**What the task asks**
Take the lines from the head of the listing through the one bearing "ax = fig.add_axes([59" and copy them exactly, leaving every picture out.
--- start The input ---
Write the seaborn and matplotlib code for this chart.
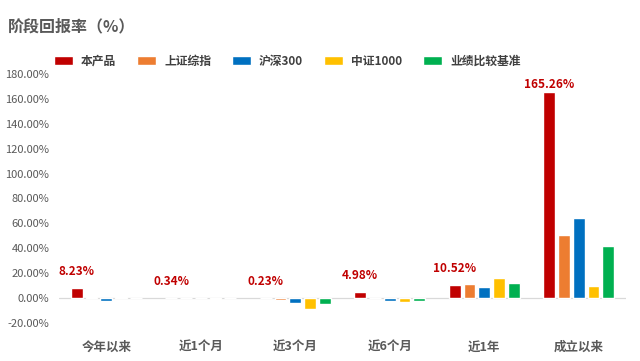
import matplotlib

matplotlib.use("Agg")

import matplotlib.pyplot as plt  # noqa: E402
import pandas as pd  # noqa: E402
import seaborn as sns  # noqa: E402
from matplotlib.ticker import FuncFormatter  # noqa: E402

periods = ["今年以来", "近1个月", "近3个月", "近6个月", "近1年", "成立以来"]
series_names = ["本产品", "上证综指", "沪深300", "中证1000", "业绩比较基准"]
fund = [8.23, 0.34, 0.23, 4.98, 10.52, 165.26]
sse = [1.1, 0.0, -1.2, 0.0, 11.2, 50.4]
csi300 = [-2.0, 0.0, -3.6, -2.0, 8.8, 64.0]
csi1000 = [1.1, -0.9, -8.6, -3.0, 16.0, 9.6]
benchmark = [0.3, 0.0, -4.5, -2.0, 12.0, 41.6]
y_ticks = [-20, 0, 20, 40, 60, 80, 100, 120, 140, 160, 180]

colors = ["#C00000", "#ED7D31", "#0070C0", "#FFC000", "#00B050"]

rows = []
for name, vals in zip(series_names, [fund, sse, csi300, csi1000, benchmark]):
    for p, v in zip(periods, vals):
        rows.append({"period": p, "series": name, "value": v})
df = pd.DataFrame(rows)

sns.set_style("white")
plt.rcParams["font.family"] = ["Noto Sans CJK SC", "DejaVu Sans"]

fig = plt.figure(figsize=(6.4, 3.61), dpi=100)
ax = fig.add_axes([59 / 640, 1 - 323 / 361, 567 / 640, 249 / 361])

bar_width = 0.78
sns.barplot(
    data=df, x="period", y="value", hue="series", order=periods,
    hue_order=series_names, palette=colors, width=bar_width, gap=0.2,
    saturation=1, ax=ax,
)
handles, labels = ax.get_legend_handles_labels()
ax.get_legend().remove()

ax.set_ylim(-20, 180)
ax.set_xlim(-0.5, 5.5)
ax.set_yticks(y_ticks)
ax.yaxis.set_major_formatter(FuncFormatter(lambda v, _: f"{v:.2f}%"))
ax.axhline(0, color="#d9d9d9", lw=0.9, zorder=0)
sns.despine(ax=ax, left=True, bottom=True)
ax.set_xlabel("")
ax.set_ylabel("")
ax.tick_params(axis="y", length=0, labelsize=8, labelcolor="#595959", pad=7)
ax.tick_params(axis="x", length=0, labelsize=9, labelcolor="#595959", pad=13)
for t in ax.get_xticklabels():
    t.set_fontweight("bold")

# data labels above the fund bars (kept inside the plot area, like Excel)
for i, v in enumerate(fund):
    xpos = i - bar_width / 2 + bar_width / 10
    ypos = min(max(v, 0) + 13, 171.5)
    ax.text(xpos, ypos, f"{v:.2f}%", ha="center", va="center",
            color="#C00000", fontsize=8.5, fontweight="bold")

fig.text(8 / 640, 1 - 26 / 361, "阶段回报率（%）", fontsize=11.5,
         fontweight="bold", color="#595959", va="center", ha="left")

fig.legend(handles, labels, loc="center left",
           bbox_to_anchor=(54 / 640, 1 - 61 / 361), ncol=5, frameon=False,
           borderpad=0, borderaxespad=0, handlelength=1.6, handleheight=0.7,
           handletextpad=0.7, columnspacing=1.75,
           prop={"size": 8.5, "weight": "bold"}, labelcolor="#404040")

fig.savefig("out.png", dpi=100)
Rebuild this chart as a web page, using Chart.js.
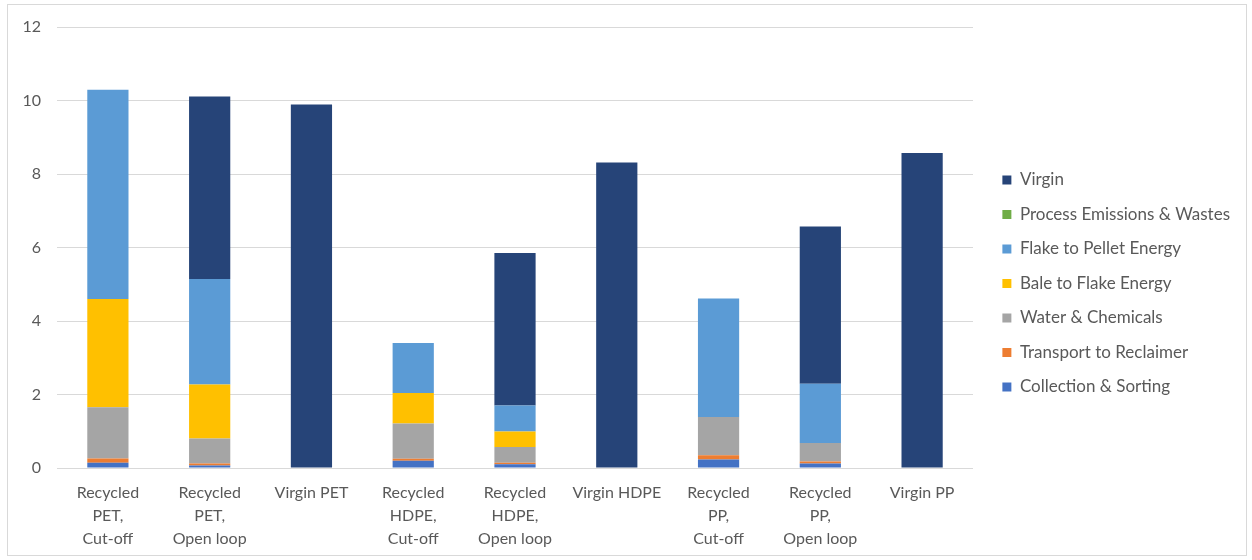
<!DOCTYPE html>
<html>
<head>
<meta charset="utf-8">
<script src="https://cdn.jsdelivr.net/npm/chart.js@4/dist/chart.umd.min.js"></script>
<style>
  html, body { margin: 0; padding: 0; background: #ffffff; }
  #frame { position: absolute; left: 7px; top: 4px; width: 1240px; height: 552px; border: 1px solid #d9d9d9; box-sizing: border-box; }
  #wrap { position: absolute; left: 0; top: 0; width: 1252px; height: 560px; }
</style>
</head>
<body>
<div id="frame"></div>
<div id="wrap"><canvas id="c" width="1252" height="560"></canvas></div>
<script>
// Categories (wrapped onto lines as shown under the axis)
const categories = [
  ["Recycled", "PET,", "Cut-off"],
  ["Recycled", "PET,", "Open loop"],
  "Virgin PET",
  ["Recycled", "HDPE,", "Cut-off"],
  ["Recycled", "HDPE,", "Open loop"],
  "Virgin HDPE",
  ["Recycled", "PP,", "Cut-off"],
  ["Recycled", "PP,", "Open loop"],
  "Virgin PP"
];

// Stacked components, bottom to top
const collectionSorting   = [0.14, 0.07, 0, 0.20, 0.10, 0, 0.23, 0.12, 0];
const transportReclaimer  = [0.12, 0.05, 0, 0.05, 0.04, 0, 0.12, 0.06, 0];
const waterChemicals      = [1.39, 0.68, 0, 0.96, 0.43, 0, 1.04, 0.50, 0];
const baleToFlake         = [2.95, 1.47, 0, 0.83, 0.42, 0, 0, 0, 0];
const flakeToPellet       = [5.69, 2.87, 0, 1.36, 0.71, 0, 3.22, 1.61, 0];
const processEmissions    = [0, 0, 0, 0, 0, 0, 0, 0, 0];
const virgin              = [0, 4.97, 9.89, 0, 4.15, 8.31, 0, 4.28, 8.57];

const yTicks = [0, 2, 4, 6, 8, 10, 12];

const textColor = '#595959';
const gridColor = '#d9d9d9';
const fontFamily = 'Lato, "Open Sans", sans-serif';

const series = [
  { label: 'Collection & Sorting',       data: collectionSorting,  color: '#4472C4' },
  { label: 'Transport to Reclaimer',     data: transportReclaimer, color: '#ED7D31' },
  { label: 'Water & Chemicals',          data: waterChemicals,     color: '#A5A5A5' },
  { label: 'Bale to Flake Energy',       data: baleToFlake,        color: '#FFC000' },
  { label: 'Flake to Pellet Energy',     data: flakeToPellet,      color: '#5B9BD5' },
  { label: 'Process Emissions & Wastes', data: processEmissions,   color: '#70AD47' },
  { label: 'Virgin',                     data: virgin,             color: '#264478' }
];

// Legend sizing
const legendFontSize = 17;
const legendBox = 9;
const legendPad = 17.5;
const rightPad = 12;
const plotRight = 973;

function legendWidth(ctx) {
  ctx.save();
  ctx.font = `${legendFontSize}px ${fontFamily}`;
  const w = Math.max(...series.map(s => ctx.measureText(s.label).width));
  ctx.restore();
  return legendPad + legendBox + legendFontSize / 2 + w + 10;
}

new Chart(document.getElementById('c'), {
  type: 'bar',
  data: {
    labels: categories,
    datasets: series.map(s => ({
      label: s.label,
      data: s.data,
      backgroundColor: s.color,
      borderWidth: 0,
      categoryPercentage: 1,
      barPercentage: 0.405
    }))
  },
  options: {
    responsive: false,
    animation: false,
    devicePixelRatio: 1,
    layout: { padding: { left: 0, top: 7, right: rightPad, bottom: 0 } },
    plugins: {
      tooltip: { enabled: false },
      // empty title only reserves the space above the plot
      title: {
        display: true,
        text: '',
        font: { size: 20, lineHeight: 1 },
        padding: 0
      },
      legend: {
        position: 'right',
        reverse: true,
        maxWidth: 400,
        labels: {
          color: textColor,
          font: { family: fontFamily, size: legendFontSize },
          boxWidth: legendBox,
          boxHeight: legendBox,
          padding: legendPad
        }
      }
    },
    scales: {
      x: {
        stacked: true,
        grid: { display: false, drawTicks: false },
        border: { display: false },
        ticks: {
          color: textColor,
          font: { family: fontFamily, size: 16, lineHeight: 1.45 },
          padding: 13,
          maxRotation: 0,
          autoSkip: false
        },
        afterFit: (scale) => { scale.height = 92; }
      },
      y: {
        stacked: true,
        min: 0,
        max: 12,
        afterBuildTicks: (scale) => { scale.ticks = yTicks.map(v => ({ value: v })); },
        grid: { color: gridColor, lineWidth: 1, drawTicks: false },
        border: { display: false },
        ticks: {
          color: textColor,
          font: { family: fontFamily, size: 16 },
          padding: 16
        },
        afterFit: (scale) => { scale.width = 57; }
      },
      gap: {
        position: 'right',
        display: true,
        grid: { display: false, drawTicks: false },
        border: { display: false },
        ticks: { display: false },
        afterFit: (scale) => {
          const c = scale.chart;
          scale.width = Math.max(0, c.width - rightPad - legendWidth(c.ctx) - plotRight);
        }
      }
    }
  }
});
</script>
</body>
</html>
--- end The input ---
**Solution**
Write the seaborn and matplotlib code for this chart.
import matplotlib

matplotlib.use("Agg")

import matplotlib.pyplot as plt  # noqa: E402
import pandas as pd  # noqa: E402
import seaborn as sns  # noqa: E402
from matplotlib.ticker import FuncFormatter  # noqa: E402

periods = ["今年以来", "近1个月", "近3个月", "近6个月", "近1年", "成立以来"]
series_names = ["本产品", "上证综指", "沪深300", "中证1000", "业绩比较基准"]
fund = [8.23, 0.34, 0.23, 4.98, 10.52, 165.26]
sse = [1.1, 0.0, -1.2, 0.0, 11.2, 50.4]
csi300 = [-2.0, 0.0, -3.6, -2.0, 8.8, 64.0]
csi1000 = [1.1, -0.9, -8.6, -3.0, 16.0, 9.6]
benchmark = [0.3, 0.0, -4.5, -2.0, 12.0, 41.6]
y_ticks = [-20, 0, 20, 40, 60, 80, 100, 120, 140, 160, 180]

colors = ["#C00000", "#ED7D31", "#0070C0", "#FFC000", "#00B050"]

rows = []
for name, vals in zip(series_names, [fund, sse, csi300, csi1000, benchmark]):
    for p, v in zip(periods, vals):
        rows.append({"period": p, "series": name, "value": v})
df = pd.DataFrame(rows)

sns.set_style("white")
plt.rcParams["font.family"] = ["Noto Sans CJK SC", "DejaVu Sans"]

fig = plt.figure(figsize=(6.4, 3.61), dpi=100)
ax = fig.add_axes([59 / 640, 1 - 323 / 361, 567 / 640, 249 / 361])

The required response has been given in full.